One group of Cuscatlan moved about 50 kilometers northwest to the present-day department of Cuscatlan. There they named a hill Tecoluca, after their point of origin of Tecoluca in the lower Lempa. They named a nearby town Istagua – is tak’ wa’, meaning “movement of the beings to the dryness.” Another nearby name reveals their sailing heritage: San Martin (Sanamartin) or tza an nam mar ti in, which means “disappearance of the first ones in the current of the shiny open space (ocean) at the mouth (of the Lempa).” It has a double meaning of “spiders” (sailors). The name references those that were the first sailing in the ocean and the first ones lost in the tsunami (those that became the Zapotec and Triqui).

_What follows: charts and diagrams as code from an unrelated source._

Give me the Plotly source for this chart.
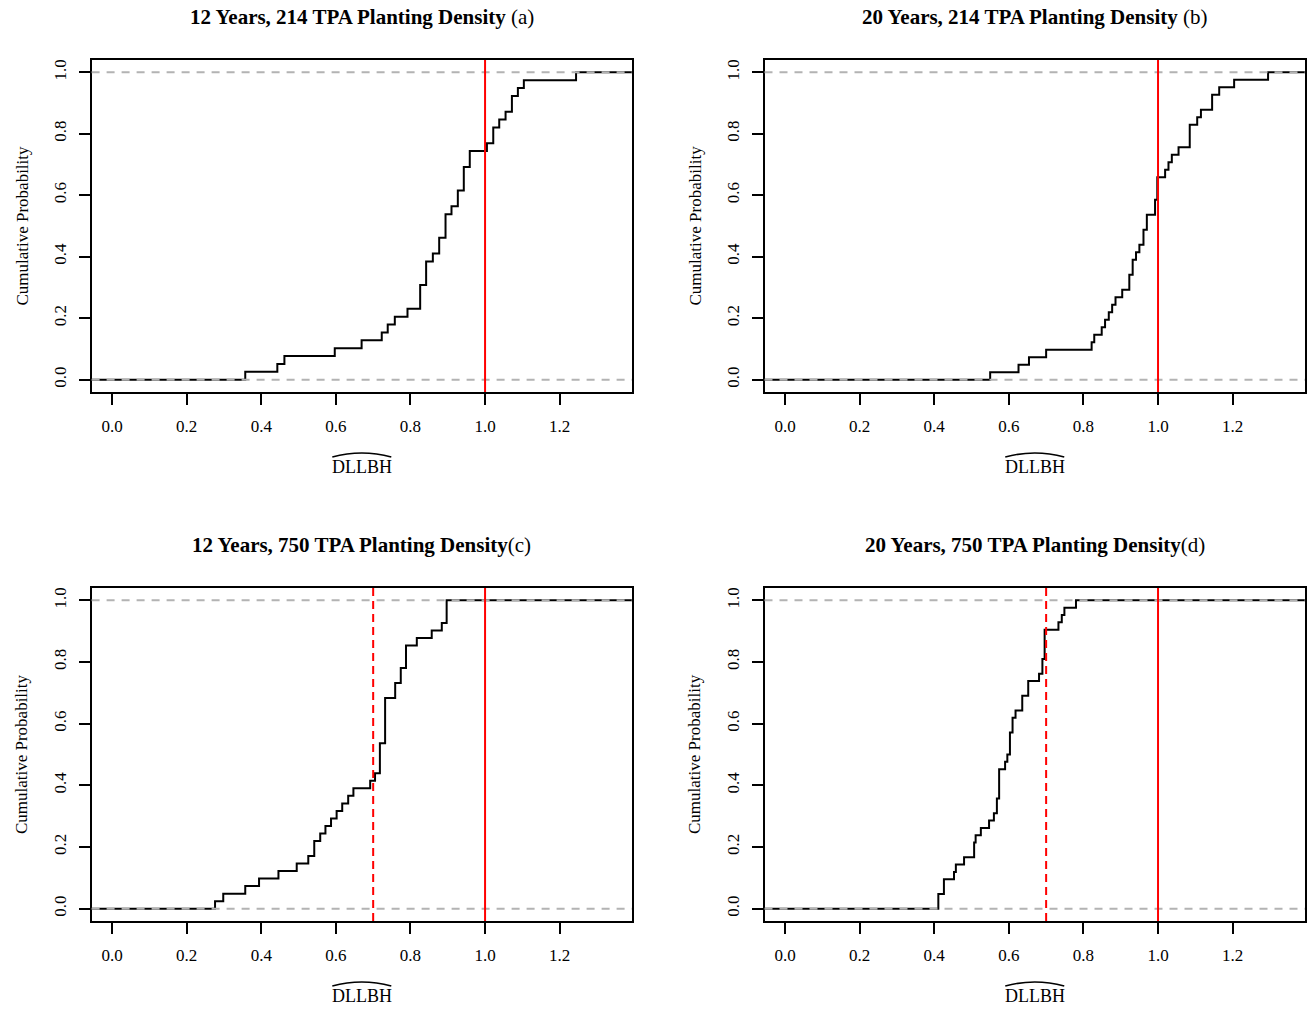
import numpy as np
import plotly.graph_objects as go

W, H = 1315, 1009

# ---------------- data ----------------
panel_titles = [
    ("12 Years, 214 TPA Planting Density ", "(a)"),
    ("20 Years, 214 TPA Planting Density ", "(b)"),
    ("12 Years, 750 TPA Planting Density", "(c)"),
    ("20 Years, 750 TPA Planting Density", "(d)"),
]

dllbh_a = [0.357, 0.443, 0.462, 0.597, 0.669, 0.723, 0.739, 0.758, 0.792,
           0.826, 0.826, 0.826, 0.842, 0.842, 0.842, 0.860, 0.877, 0.877,
           0.894, 0.894, 0.894, 0.910, 0.927, 0.927, 0.943, 0.943, 0.943,
           0.959, 0.959, 1.005, 1.022, 1.022, 1.038, 1.055, 1.072, 1.072,
           1.088, 1.104, 1.244]

dllbh_b = [0.550, 0.626, 0.654, 0.700, 0.822, 0.829, 0.849, 0.858, 0.868,
           0.877, 0.886, 0.904, 0.923, 0.923, 0.932, 0.932, 0.941, 0.950,
           0.961, 0.961, 0.970, 0.970, 0.992, 0.992, 0.998, 0.998, 0.998,
           1.019, 1.028, 1.037, 1.055, 1.085, 1.085, 1.085, 1.105, 1.115,
           1.145, 1.145, 1.164, 1.204, 1.295]

dllbh_c = [0.276, 0.298, 0.357, 0.394, 0.446, 0.495, 0.526, 0.542, 0.542,
           0.558, 0.572, 0.587, 0.602, 0.617, 0.633, 0.647, 0.692, 0.705,
           0.718, 0.718, 0.718, 0.718, 0.732, 0.732, 0.732, 0.732, 0.732,
           0.732, 0.759, 0.759, 0.774, 0.774, 0.788, 0.788, 0.788, 0.817,
           0.857, 0.884, 0.897, 0.897, 0.897]

dllbh_d = [0.411, 0.411, 0.426, 0.426, 0.453, 0.458, 0.480, 0.507, 0.507,
           0.511, 0.525, 0.547, 0.560, 0.568, 0.568, 0.574, 0.574, 0.574,
           0.574, 0.590, 0.596, 0.603, 0.603, 0.603, 0.610, 0.610, 0.618,
           0.636, 0.636, 0.652, 0.652, 0.681, 0.690, 0.690, 0.696, 0.696,
           0.696, 0.696, 0.733, 0.742, 0.749, 0.780]

samples = [dllbh_a, dllbh_b, dllbh_c, dllbh_d]
ref_solid = [1.0, 1.0, 1.0, 1.0]
ref_dashed = [None, None, 0.7, 0.7]

x_ticks = [0.0, 0.2, 0.4, 0.6, 0.8, 1.0, 1.2]
y_ticks = [0.0, 0.2, 0.4, 0.6, 0.8, 1.0]
x_title = "DLLBH"
y_title = "Cumulative Probability"

# ---------------- layout geometry (pixels) ----------------
X_RANGE = [-0.055, 1.394]
Y_RANGE = [-0.04, 1.04]
boxes = [  # (left, right, top, bottom) in pixels
    (91.6, 632.0, 60.0, 392.0),
    (764.5, 1305.0, 60.0, 392.0),
    (91.6, 632.0, 588.0, 921.0),
    (764.5, 1305.0, 588.0, 921.0),
]

def px(x):
    return x / W

def py(y):
    return 1 - y / H

FONT = "Liberation Serif, Times New Roman, serif"

fig = go.Figure()
layout = dict(
    width=W, height=H,
    margin=dict(l=0, r=0, t=0, b=0),
    paper_bgcolor="white", plot_bgcolor="white",
    showlegend=False,
    font=dict(family=FONT, color="black", size=17),
)
shapes = []
annotations = []

for i, (vals, box) in enumerate(zip(samples, boxes)):
    k = "" if i == 0 else str(i + 1)
    xa, ya = "x" + k, "y" + k
    left, right, top, bottom = box

    v = np.sort(np.asarray(vals, dtype=float))
    uniq, counts = np.unique(v, return_counts=True)
    F = np.cumsum(counts) / len(v)
    xs = np.concatenate([[X_RANGE[0]], uniq, [X_RANGE[1]]])
    ys = np.concatenate([[0.0], F, [1.0]])

    fig.add_trace(go.Scatter(
        x=xs, y=ys, mode="lines", line=dict(color="black", width=2, shape="hv"),
        xaxis=xa, yaxis=ya, hoverinfo="skip"))

    axis_common = dict(
        showline=True, mirror=True, linecolor="black", linewidth=1.5,
        ticks="outside", ticklen=11, tickwidth=1.5, tickcolor="black",
        showgrid=False, zeroline=False,
        tickfont=dict(family=FONT, size=17, color="black"),
    )
    layout["xaxis" + k] = dict(
        axis_common, domain=[px(left), px(right)], range=X_RANGE,
        tickvals=x_ticks, ticktext=[f"{t:.1f}" for t in x_ticks],
        anchor=ya, ticklabelstandoff=7)
    layout["yaxis" + k] = dict(
        axis_common, domain=[py(bottom), py(top)], range=Y_RANGE,
        tickvals=y_ticks, ticktext=[f"{t:.1f}" for t in y_ticks],
        tickangle=-90, anchor=xa, ticklabelstandoff=6)

    # gray dashed horizontal reference lines at 0 and 1
    for hv in (0.0, 1.0):
        shapes.append(dict(
            type="line", xref=xa + " domain", yref=ya, x0=0, x1=1, y0=hv, y1=hv,
            line=dict(color="#b3b3b3", width=2, dash="8px,7px"), layer="above"))
    # red vertical lines
    shapes.append(dict(
        type="line", xref=xa, yref=ya + " domain", x0=ref_solid[i], x1=ref_solid[i],
        y0=0, y1=1, line=dict(color="#ff0000", width=2), layer="above"))
    if ref_dashed[i] is not None:
        shapes.append(dict(
            type="line", xref=xa, yref=ya + " domain", x0=ref_dashed[i], x1=ref_dashed[i],
            y0=0, y1=1, line=dict(color="#ff0000", width=2, dash="8px,5px"), layer="above"))

    cx = (left + right) / 2
    # panel title
    t_bold, t_tag = panel_titles[i]
    annotations.append(dict(
        text=f"<b>{t_bold}</b>{t_tag}", xref="paper", yref="paper",
        x=px(cx), y=py(top - 43), xanchor="center", yanchor="middle",
        showarrow=False, font=dict(family=FONT, size=21, color="black")))
    # x-axis title with wide hat
    annotations.append(dict(
        text=x_title, xref="paper", yref="paper",
        x=px(cx), y=py(bottom + 75), xanchor="center", yanchor="middle",
        showarrow=False, font=dict(family=FONT, size=18, color="black")))
    hx0, hx1, hy = cx - 29.5, cx + 29.5, bottom + 65
    shapes.append(dict(
        type="path", xref="paper", yref="paper",
        path=(f"M {px(hx0):.5f},{py(hy):.5f} "
              f"Q {px(cx):.5f},{py(hy - 8):.5f} {px(hx1):.5f},{py(hy):.5f}"),
        line=dict(color="black", width=1.5)))
    # y-axis title
    annotations.append(dict(
        text=y_title, xref="paper", yref="paper",
        x=px(left - 70), y=py((top + bottom) / 2), xanchor="center", yanchor="middle",
        textangle=-90, showarrow=False, font=dict(family=FONT, size=17, color="black")))

layout["shapes"] = shapes
layout["annotations"] = annotations
fig.update_layout(**layout)
fig.write_html(
    "out.html",
    config={"displayModeBar": False},
    post_script="document.body.style.margin='0';document.body.style.overflow='hidden';",
)
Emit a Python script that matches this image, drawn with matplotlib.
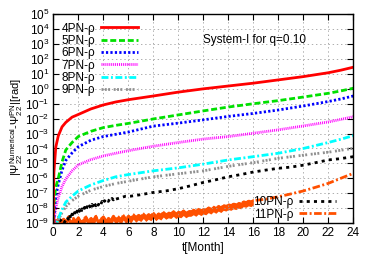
import matplotlib
matplotlib.use('Agg')
import matplotlib.pyplot as plt
import numpy as np
from matplotlib.ticker import LogLocator, NullLocator, MultipleLocator

plt.rcParams['font.family'] = ['Liberation Sans', 'DejaVu Sans']
plt.rcParams['mathtext.fontset'] = 'custom'
plt.rcParams['mathtext.rm'] = 'Liberation Sans'
plt.rcParams['mathtext.it'] = 'Liberation Sans'
plt.rcParams['lines.scale_dashes'] = False

# smooth curves: time in months, values as log10 of phase difference [rad]
t_smooth = [0, 0.02, 0.05, 0.1, 0.2, 0.4, 0.7, 1.0, 1.5, 2, 3, 4, 5, 6, 8, 10,
            12, 14, 16, 18, 20, 22, 23, 24]
pn4 = [-9.5, -7.0, -5.6, -5.0, -3.9, -3.15, -2.55, -2.25, -1.9, -1.72, -1.35,
       -1.08, -0.88, -0.73, -0.48, -0.22, 0.0, 0.19, 0.38, 0.6, 0.82, 1.08,
       1.25, 1.45]
pn5 = [-9.5, -9.0, -7.8, -7.2, -6.6, -6.0, -4.9, -4.1, -3.6, -3.2, -2.85,
       -2.6, -2.45, -2.32, -2.02, -1.75, -1.48, -1.22, -1.0, -0.79, -0.55,
       -0.3, -0.14, 0.04]
pn6 = [-9.5, -9.5, -9.0, -8.0, -7.2, -6.4, -5.45, -4.8, -4.3, -3.88, -3.45,
       -3.2, -3.05, -2.9, -2.5, -2.3, -2.08, -1.85, -1.65, -1.42, -1.15,
       -0.85, -0.68, -0.48]
pn7 = [-9.5, -9.5, -9.5, -8.6, -8.0, -7.3, -6.55, -6.05, -5.5, -5.1, -4.75,
       -4.5, -4.32, -4.15, -3.85, -3.6, -3.37, -3.2, -2.98, -2.75, -2.49,
       -2.22, -2.05, -1.87]
pn8 = [-9.5, -9.5, -9.5, -9.5, -9.2, -8.7, -8.1, -7.6, -7.2, -6.85, -6.45,
       -6.15, -5.9, -5.75, -5.5, -5.3, -5.05, -4.77, -4.55, -4.32, -4.0, -3.6,
       -3.38, -3.14]
pn9 = [-9.5, -9.5, -9.5, -9.5, -9.4, -8.8, -8.3, -7.9, -7.5, -7.2, -6.8,
       -6.55, -6.35, -6.2, -5.9, -5.7, -5.5, -5.2, -4.95, -4.66, -4.45, -4.25,
       -4.12, -3.99]

# 10PN: noisy early part, then smoother
t_pn10 = [0.5, 0.7, 0.9, 1.1, 1.2, 1.3, 1.4, 1.5, 1.6, 1.7, 1.8, 1.9, 2.0,
          2.1, 2.2, 2.3, 2.4, 2.5, 2.6, 2.7, 2.8, 2.9, 3.0, 3.1, 3.2, 3.3, 3.4,
          3.5, 3.6, 3.7, 3.8, 3.9, 4.0, 4.1, 4.2, 4.3, 4.4, 4.5, 4.6, 4.7, 4.8,
          4.9, 5.0, 5.4, 5.8, 6.2,
          7, 8, 9, 10, 11, 12, 13, 14, 15, 16, 17, 18, 19, 20, 21, 22, 23, 24]
pn10 = [-8.9, -8.7, -8.95, -8.6, -8.75, -8.45, -8.7, -8.4, -8.6, -8.3, -8.5,
        -8.2, -8.4, -8.1, -8.3, -8.05, -8.2, -7.95, -8.15, -7.9, -8.05, -7.85,
        -8.0, -7.75, -7.95, -7.7, -7.85, -7.65, -7.8, -7.6, -7.75, -7.55,
        -7.7, -7.5, -7.6, -7.45, -7.55, -7.4, -7.5, -7.35, -7.45, -7.3, -7.4,
        -7.3, -7.2, -7.2,
        -7.1, -6.95, -6.85, -6.7, -6.5, -6.28, -6.1, -5.9, -5.75, -5.58,
        -5.45, -5.33, -5.25, -5.12, -4.95, -4.77, -4.68, -4.55]

# 11PN: noisy band near the floor, then rising
t_pn11 = [0.0, 0.2, 0.4, 0.6, 0.8, 1.0, 1.2, 1.4, 1.6, 1.8, 2.0, 2.2, 2.4, 2.6,
          2.8, 3.0, 3.2, 3.4, 3.6, 3.8, 4.0, 4.2, 4.4, 4.6, 4.8, 5.0, 5.2, 5.4,
          5.6, 5.8, 6.0, 6.2, 6.4, 6.6, 6.8, 7.0, 7.2, 7.4, 7.6, 7.8, 8.0, 8.2,
          8.4, 8.6, 8.8, 9.0, 9.2, 9.4, 9.6, 9.8, 10.0, 10.2, 10.4, 10.6, 10.8,
          11.0, 11.2, 11.4, 11.6, 11.8, 12.0, 12.2, 12.4, 12.6, 12.8, 13.0,
          13.2, 13.4, 13.6, 13.8, 14.0, 14.2, 14.4, 14.6, 14.8, 15.0, 15.2,
          15.4, 15.6, 15.8, 16.0, 17, 18, 19, 20, 21, 22, 23, 24]
pn11 = [-8.7, -8.95, -8.6, -9.0, -8.75, -8.9, -8.6, -8.95, -8.7, -8.9, -8.65,
        -8.95, -8.8, -8.6, -8.9, -8.7, -8.85, -8.55, -8.9, -8.75, -8.6, -8.85,
        -8.7, -8.85, -8.55, -8.8, -8.6, -8.8, -8.5, -8.75, -8.55, -8.7, -8.45,
        -8.65, -8.5, -8.6, -8.4, -8.6, -8.45, -8.55, -8.35, -8.55, -8.4, -8.5,
        -8.3, -8.45, -8.35, -8.4, -8.25, -8.4, -8.3, -8.35, -8.2, -8.35, -8.25,
        -8.25, -8.15, -8.25, -8.1, -8.2, -8.1, -8.15, -8.0, -8.1, -7.95, -8.05,
        -7.9, -8.0, -7.85, -7.9, -7.8, -7.85, -7.75, -7.8, -7.7, -7.75,
        -7.6, -7.65, -7.55, -7.6, -7.5, -7.4, -7.24, -7.05, -6.85, -6.6,
        -6.34, -6.0, -5.67]
n_noisy11 = 81  # points of 11PN drawn as a noisy band

labels = ['4PN-ρ', '5PN-ρ', '6PN-ρ', '7PN-ρ', '8PN-ρ', '9PN-ρ', '10PN-ρ', '11PN-ρ']

fig = plt.figure(figsize=(3.76, 2.63), dpi=100)
ax = fig.add_axes([53.3/376, 1 - 223/263, 300/376, 208.7/263])

def pw(v):
    return 10.0 ** np.asarray(v)

orange = '#ff5000'
ax.fill_between(t_pn11[:n_noisy11], pw(np.array(pn11[:n_noisy11]) - 0.3),
                pw(np.array(pn11[:n_noisy11]) + 0.15), color=orange, lw=0)
h11, = ax.plot(t_pn11, pw(pn11), color=orange, lw=2.0,
               dashes=(5.5, 1.8, 1.4, 1.8))
h10, = ax.plot(t_pn10, pw(pn10), color='black', lw=2.0, dashes=(2.2, 3.0))
h9, = ax.plot(t_smooth, pw(pn9), color='#909090', lw=2.0,
              dashes=(1.4, 1.0, 1.4, 1.0, 1.4, 2.6))
h8, = ax.plot(t_smooth, pw(pn8), color='#00ffff', lw=2.0, dashes=(5.0, 1.8, 1.4, 1.8))
h7, = ax.plot(t_smooth, pw(pn7), color='#ff00ff', lw=2.0, dashes=(0.7, 0.7))
h6, = ax.plot(t_smooth, pw(pn6), color='#0000ff', lw=2.0, dashes=(1.6, 1.6))
h5, = ax.plot(t_smooth, pw(pn5), color='#00e000', lw=2.0, dashes=(4.3, 2.0))
h4, = ax.plot(t_smooth, pw(pn4), color='#ff0000', lw=2.0)

ax.set_yscale('log')
ax.set_xlim(0, 24)
ax.set_ylim(1e-9, 1e5)
ax.xaxis.set_major_locator(MultipleLocator(2))
ax.yaxis.set_major_locator(LogLocator(base=10, numticks=20))
ax.yaxis.set_minor_locator(NullLocator())
ax.tick_params(direction='in', top=True, right=True, length=4, width=0.8,
               labelsize=8.5, pad=3)
ax.grid(True, color='#a0a0a0', lw=0.6, linestyle=(0, (1, 2)))
for s in ax.spines.values():
    s.set_linewidth(1.0)
    s.set_zorder(5)

ax.set_xlabel('t[Month]', fontsize=8.5, labelpad=2)
ax.set_ylabel(r'$|\Psi_{22}^{\rm Numerical}$-$\Psi_{22}^{\rm PN}|$[rad]',
              fontsize=8)
ax.yaxis.set_label_coords(-0.095, 0.46)
ax.text(0.499, 0.877, 'System-I for q=0.10', transform=ax.transAxes,
        fontsize=8.5, va='center', ha='left')

leg1 = ax.legend([h4, h5, h6, h7, h8, h9], labels[:6], loc='upper left',
                 bbox_to_anchor=(0.0, 1.0), frameon=False, markerfirst=False,
                 fontsize=8.5, handlelength=3.1, handletextpad=0.5,
                 labelspacing=0.03, borderaxespad=0.3)
ax.add_artist(leg1)
ax.legend([h10, h11], labels[6:], loc='lower right', bbox_to_anchor=(0.97, -0.028),
          frameon=False, markerfirst=False, fontsize=8.5, handlelength=3.1,
          handletextpad=0.5, labelspacing=0.03, borderaxespad=0.3)

fig.savefig('out.png', dpi=100)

The names of San Pedro Perulapan and San Bartolome Perulapia, located close to Tecoluca hill, are revealing. San Bartolome Perulapia, is san bar to ol lo om mer Peru ul ap pi ha, and means “boat to Peru to explain to companions about those sacrificed loose by the swollen crest, failed in the foamy swinging water (ocean).” The name repeats San Bartolome from the Arcatao Ulua origin story, indicating that the Cuscatlan also explained that story to the Peruvians, if they didn’t know about it already, and seems to imply sharing the story of the origin of the Purepecha with the Peruvians, given the origin of the male side of the Purepecha quite near Arcatao. The placement of this name in Cuscatlan indicates that the companions there were those, or among those, who went to Peru to explain the tsunami and likely prior to that had traveled around to investigate the cause and effect of the tsunami.
The name San Pedro Perulapan seems to have originated about 8,000 years after the tsunami, in the post-Classic period, telling the story of the arrival of the Purepecha and Toltec to Peru and relating it to San Bartolome Perulapia and the tsunami. We will tell that story at a later time.